A few random thoughts about the new pope:
- Symbolically, it’s incredibly significant that a non-European/non-North American was chosen, regardless of his views. It’s about time that the leader of the Catholic Church is from a part of the world (Africa, Latin America, parts of Asia) where the majority of the world’s Catholics live.
- It was nice to hear that he’s known to regularly take public transit and is critical of clerical displays of opulence. Also nice to read his remarks criticizing priests who refused to baptize the babies born to single moms.
- Not so nice to hear were reports that he was sympathetic to a dictator. I want to hear more details about his actions (or non-actions) during the military junta in Argentina before I say more about that. I hope against hope that he will be candid and honest if more questions are raised.
- I’m not surprised about his vocal opposition to marriage equality and other conservative views. Not much else to say, I’m exhausted from anger about stuff like this and feel sort of numb with resignation about the sexism and heterosexism in the church.
- My inner lapsed Catholic geek is curious about how the Jesuit vow of obedience to the pope is going to work, now that the pope is a Jesuit.
- On a crass note, he’s old. That could mean surprising things (a la John XXIII) or just plain weird things (if he resigns and Benedict is still alive at the time, there could possibly be 3 living popes at once). Or it could mean nothing.
- Did he name himself in honor of Francis Xavier or Francis of Assisi? His actions will give us the answer.

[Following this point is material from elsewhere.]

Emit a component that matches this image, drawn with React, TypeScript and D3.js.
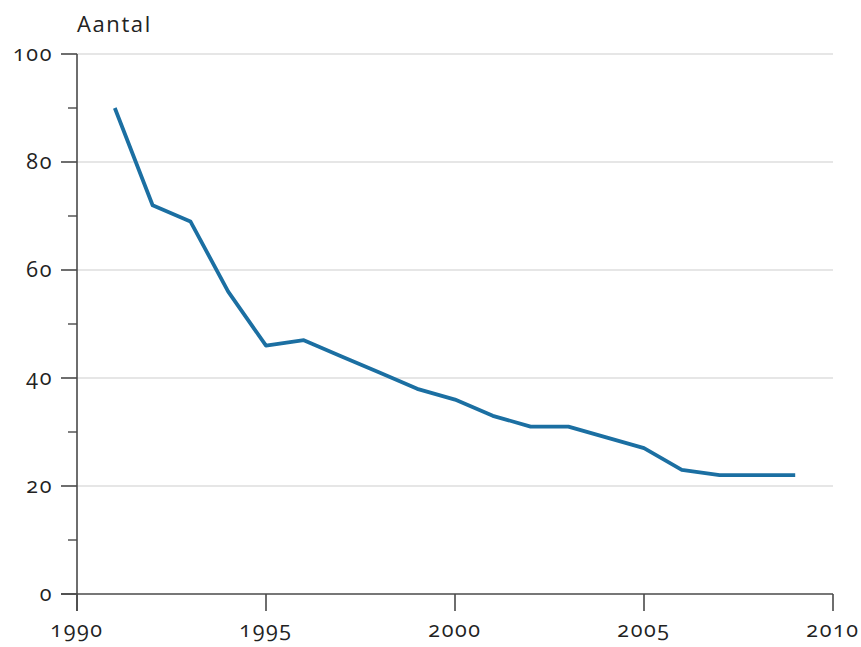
import React from "react";
import * as d3 from "d3";

const years = [1991, 1992, 1993, 1994, 1995, 1996, 1997, 1998, 1999, 2000, 2001, 2002, 2003, 2004, 2005, 2006, 2007, 2008, 2009];
const values = [90, 72, 69, 56, 46, 47, 44, 41, 38, 36, 33, 31, 31, 29, 27, 23, 22, 22, 22];
const yMajorTicks = [0, 20, 40, 60, 80, 100];
const yMinorTicks = [10, 30, 50, 70, 90];
const xTicks = [1990, 1995, 2000, 2005, 2010];
const yTitle = "Aantal";

const W = 861;
const H = 647;
const m = { left: 77, right: 28, top: 54, bottom: 53 };

export default function App() {
  const x = d3.scaleLinear().domain([1990, 2010]).range([m.left, W - m.right]);
  const y = d3.scaleLinear().domain([0, 100]).range([H - m.bottom, m.top]);
  const line = d3
    .line<number>()
    .x((_, i) => x(years[i]))
    .y((d) => y(d));
  const font = "'Open Sans', 'Noto Sans', sans-serif";
  const axisColor = "#4a4a4a";
  const textStyle: React.CSSProperties = {
    fontVariantNumeric: "oldstyle-nums",
    fontFeatureSettings: "'onum' 1",
    letterSpacing: "1.6px",
  };
  return (
    <svg
      width={W}
      height={H}
      style={{ position: "absolute", left: 0, top: 0, background: "#fff" }}
      fontFamily={font}
    >
      {yMajorTicks
        .filter((t) => t > 0)
        .map((t) => (
          <line key={"g" + t} x1={x(1990)} x2={x(2010)} y1={y(t)} y2={y(t)} stroke="#e6e6e6" strokeWidth={2} />
        ))}
      <line x1={x(1990)} x2={x(1990)} y1={y(100)} y2={y(0) + 17} stroke={axisColor} strokeWidth={1.6} />
      <line x1={x(1990) - 16} x2={x(2010)} y1={y(0)} y2={y(0)} stroke={axisColor} strokeWidth={1.6} />
      {yMajorTicks.map((t) => (
        <g key={"y" + t}>
          <line x1={x(1990) - 16} x2={x(1990)} y1={y(t)} y2={y(t)} stroke={axisColor} strokeWidth={1.6} />
          <text x={x(1990) - 24} y={y(t) + 7} textAnchor="end" fontSize={21.5} fill="#222" style={textStyle}>
            {t}
          </text>
        </g>
      ))}
      {yMinorTicks.map((t) => (
        <line key={"ym" + t} x1={x(1990) - 9} x2={x(1990)} y1={y(t)} y2={y(t)} stroke={axisColor} strokeWidth={1.4} />
      ))}
      {xTicks.map((t) => (
        <g key={"x" + t}>
          <line x1={x(t)} x2={x(t)} y1={y(0)} y2={y(0) + 17} stroke={axisColor} strokeWidth={1.6} />
          <text x={x(t)} y={y(0) + 43} textAnchor="middle" fontSize={21.5} fill="#222" style={textStyle}>
            {t}
          </text>
        </g>
      ))}
      <text x={x(1990)} y={32} fontSize={22} fill="#222" style={{ letterSpacing: "1.6px" }}>
        {yTitle}
      </text>
      <path d={line(values) || ""} fill="none" stroke="#1b6fa2" strokeWidth={3.8} strokeLinejoin="round" />
    </svg>
  );
}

- On a personal note… days like this remind me just how much my life has changed in the past few years. And how much is the same. The last time a new pope was elected I was sitting in the office of the Catholic youth ministry program I was in charge of. One of the weekly activities I did with the teens I worked with was a mock conclave, complete with needle and red thread to count the ballots. I was immersed in a Catholic church that I already knew did not fully accept me and my views, but I was still in denial, still thought that there was a place at the table for me. Now, I’ve come to terms with my outsider status, I call myself a Catholic in Exile and no longer try to hold space in a church that doesn’t make room for dissent. And yet, here I am, watching the live feed from Rome, curious about the outcome, and still the “token Catholic” that many of my friends turn to when they have questions about this church and its sometimes bizarre traditions. This being Catholic thing, it’s hard to shake.